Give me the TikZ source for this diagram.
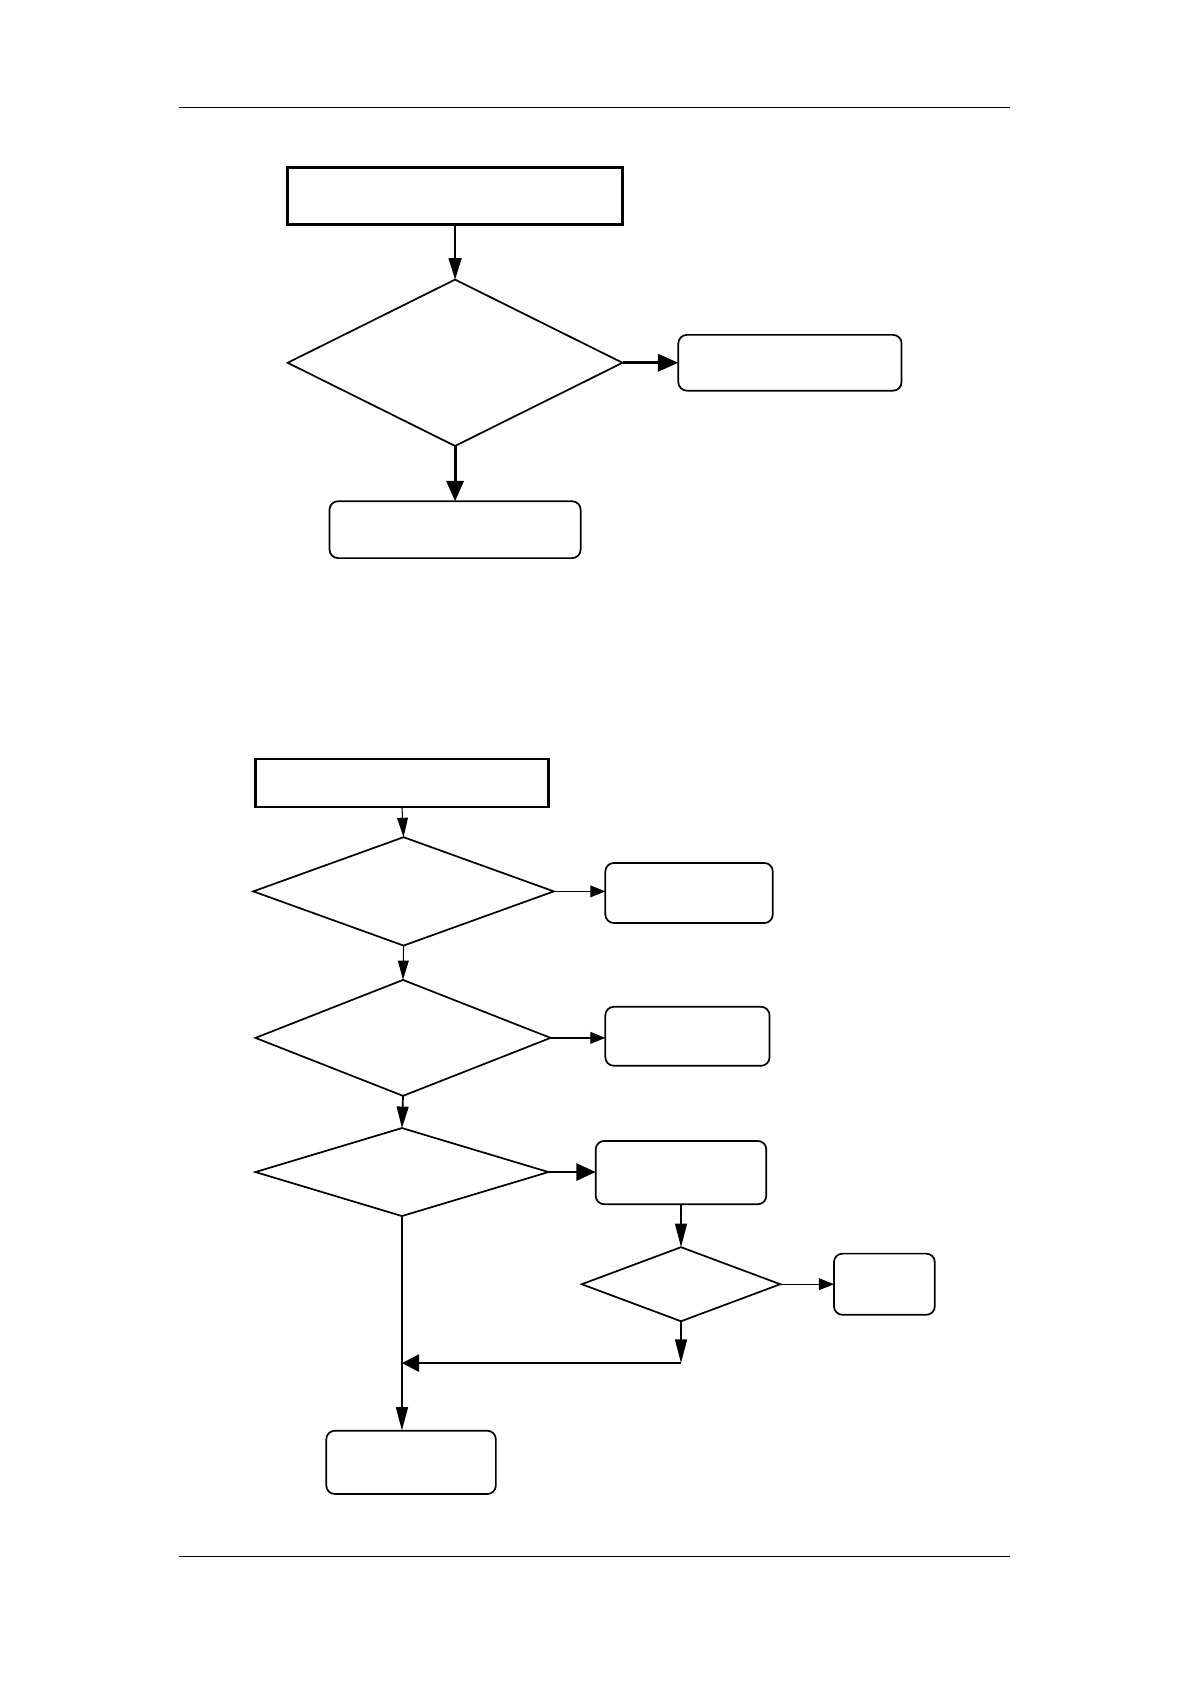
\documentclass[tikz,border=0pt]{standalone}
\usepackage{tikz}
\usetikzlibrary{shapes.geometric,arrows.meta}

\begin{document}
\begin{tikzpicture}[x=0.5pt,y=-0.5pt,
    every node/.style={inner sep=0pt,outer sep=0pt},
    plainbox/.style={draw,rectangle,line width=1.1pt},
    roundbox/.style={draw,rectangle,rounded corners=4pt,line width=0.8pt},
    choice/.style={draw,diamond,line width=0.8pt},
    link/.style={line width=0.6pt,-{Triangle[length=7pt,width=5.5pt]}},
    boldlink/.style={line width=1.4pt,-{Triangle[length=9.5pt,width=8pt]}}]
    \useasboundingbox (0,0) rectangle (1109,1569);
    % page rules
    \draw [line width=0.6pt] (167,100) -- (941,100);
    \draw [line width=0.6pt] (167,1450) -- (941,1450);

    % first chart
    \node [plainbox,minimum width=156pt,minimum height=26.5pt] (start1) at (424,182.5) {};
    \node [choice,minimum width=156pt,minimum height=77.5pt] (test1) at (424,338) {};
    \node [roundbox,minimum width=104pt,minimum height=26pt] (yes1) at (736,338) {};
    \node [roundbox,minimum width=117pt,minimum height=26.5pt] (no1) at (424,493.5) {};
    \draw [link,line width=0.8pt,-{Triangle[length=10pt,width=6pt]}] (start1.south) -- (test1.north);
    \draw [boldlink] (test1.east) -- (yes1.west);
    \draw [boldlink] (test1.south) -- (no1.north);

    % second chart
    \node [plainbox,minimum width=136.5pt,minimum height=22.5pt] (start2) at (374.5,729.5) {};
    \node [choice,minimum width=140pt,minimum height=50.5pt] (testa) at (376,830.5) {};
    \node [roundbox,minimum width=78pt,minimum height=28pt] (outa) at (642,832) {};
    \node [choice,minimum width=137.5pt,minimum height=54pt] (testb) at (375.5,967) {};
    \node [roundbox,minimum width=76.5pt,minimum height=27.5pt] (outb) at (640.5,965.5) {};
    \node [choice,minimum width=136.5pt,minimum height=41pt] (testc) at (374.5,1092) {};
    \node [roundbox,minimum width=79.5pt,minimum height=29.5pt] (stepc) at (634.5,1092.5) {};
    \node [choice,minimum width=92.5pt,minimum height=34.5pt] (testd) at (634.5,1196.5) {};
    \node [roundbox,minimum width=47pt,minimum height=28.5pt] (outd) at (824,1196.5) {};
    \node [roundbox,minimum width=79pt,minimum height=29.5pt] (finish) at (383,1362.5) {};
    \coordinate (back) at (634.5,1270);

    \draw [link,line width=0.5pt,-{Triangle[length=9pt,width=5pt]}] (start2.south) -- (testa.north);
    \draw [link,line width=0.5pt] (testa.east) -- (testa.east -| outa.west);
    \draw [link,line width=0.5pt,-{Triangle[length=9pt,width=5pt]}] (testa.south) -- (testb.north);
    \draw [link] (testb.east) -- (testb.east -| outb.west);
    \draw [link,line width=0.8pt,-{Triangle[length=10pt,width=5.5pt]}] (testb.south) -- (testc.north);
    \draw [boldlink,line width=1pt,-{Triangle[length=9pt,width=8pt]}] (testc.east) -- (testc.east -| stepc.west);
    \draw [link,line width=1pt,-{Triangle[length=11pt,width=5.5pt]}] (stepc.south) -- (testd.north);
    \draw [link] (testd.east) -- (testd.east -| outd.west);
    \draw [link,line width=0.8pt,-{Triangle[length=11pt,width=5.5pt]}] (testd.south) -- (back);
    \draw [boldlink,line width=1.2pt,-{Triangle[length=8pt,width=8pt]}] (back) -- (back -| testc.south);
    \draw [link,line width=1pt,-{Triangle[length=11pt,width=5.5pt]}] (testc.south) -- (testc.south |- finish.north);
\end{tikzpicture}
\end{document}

___

### Directions
Leave out the pictures and print every line of the data exactly.

### Solution to this task
Give me the TikZ source for this diagram.
\documentclass[tikz,border=0pt]{standalone}
\usepackage{tikz}
\usetikzlibrary{shapes.geometric,arrows.meta}

\begin{document}
\begin{tikzpicture}[x=0.5pt,y=-0.5pt,
    every node/.style={inner sep=0pt,outer sep=0pt},
    plainbox/.style={draw,rectangle,line width=1.1pt},
    roundbox/.style={draw,rectangle,rounded corners=4pt,line width=0.8pt},
    choice/.style={draw,diamond,line width=0.8pt},
    link/.style={line width=0.6pt,-{Triangle[length=7pt,width=5.5pt]}},
    boldlink/.style={line width=1.4pt,-{Triangle[length=9.5pt,width=8pt]}}]
    \useasboundingbox (0,0) rectangle (1109,1569);
    % page rules
    \draw [line width=0.6pt] (167,100) -- (941,100);
    \draw [line width=0.6pt] (167,1450) -- (941,1450);

    % first chart
    \node [plainbox,minimum width=156pt,minimum height=26.5pt] (start1) at (424,182.5) {};
    \node [choice,minimum width=156pt,minimum height=77.5pt] (test1) at (424,338) {};
    \node [roundbox,minimum width=104pt,minimum height=26pt] (yes1) at (736,338) {};
    \node [roundbox,minimum width=117pt,minimum height=26.5pt] (no1) at (424,493.5) {};
    \draw [link,line width=0.8pt,-{Triangle[length=10pt,width=6pt]}] (start1.south) -- (test1.north);
    \draw [boldlink] (test1.east) -- (yes1.west);
    \draw [boldlink] (test1.south) -- (no1.north);

    % second chart
    \node [plainbox,minimum width=136.5pt,minimum height=22.5pt] (start2) at (374.5,729.5) {};
    \node [choice,minimum width=140pt,minimum height=50.5pt] (testa) at (376,830.5) {};
    \node [roundbox,minimum width=78pt,minimum height=28pt] (outa) at (642,832) {};
    \node [choice,minimum width=137.5pt,minimum height=54pt] (testb) at (375.5,967) {};
    \node [roundbox,minimum width=76.5pt,minimum height=27.5pt] (outb) at (640.5,965.5) {};
    \node [choice,minimum width=136.5pt,minimum height=41pt] (testc) at (374.5,1092) {};
    \node [roundbox,minimum width=79.5pt,minimum height=29.5pt] (stepc) at (634.5,1092.5) {};
    \node [choice,minimum width=92.5pt,minimum height=34.5pt] (testd) at (634.5,1196.5) {};
    \node [roundbox,minimum width=47pt,minimum height=28.5pt] (outd) at (824,1196.5) {};
    \node [roundbox,minimum width=79pt,minimum height=29.5pt] (finish) at (383,1362.5) {};
    \coordinate (back) at (634.5,1270);

    \draw [link,line width=0.5pt,-{Triangle[length=9pt,width=5pt]}] (start2.south) -- (testa.north);
    \draw [link,line width=0.5pt] (testa.east) -- (testa.east -| outa.west);
    \draw [link,line width=0.5pt,-{Triangle[length=9pt,width=5pt]}] (testa.south) -- (testb.north);
    \draw [link] (testb.east) -- (testb.east -| outb.west);
    \draw [link,line width=0.8pt,-{Triangle[length=10pt,width=5.5pt]}] (testb.south) -- (testc.north);
    \draw [boldlink,line width=1pt,-{Triangle[length=9pt,width=8pt]}] (testc.east) -- (testc.east -| stepc.west);
    \draw [link,line width=1pt,-{Triangle[length=11pt,width=5.5pt]}] (stepc.south) -- (testd.north);
    \draw [link] (testd.east) -- (testd.east -| outd.west);
    \draw [link,line width=0.8pt,-{Triangle[length=11pt,width=5.5pt]}] (testd.south) -- (back);
    \draw [boldlink,line width=1.2pt,-{Triangle[length=8pt,width=8pt]}] (back) -- (back -| testc.south);
    \draw [link,line width=1pt,-{Triangle[length=11pt,width=5.5pt]}] (testc.south) -- (testc.south |- finish.north);
\end{tikzpicture}
\end{document}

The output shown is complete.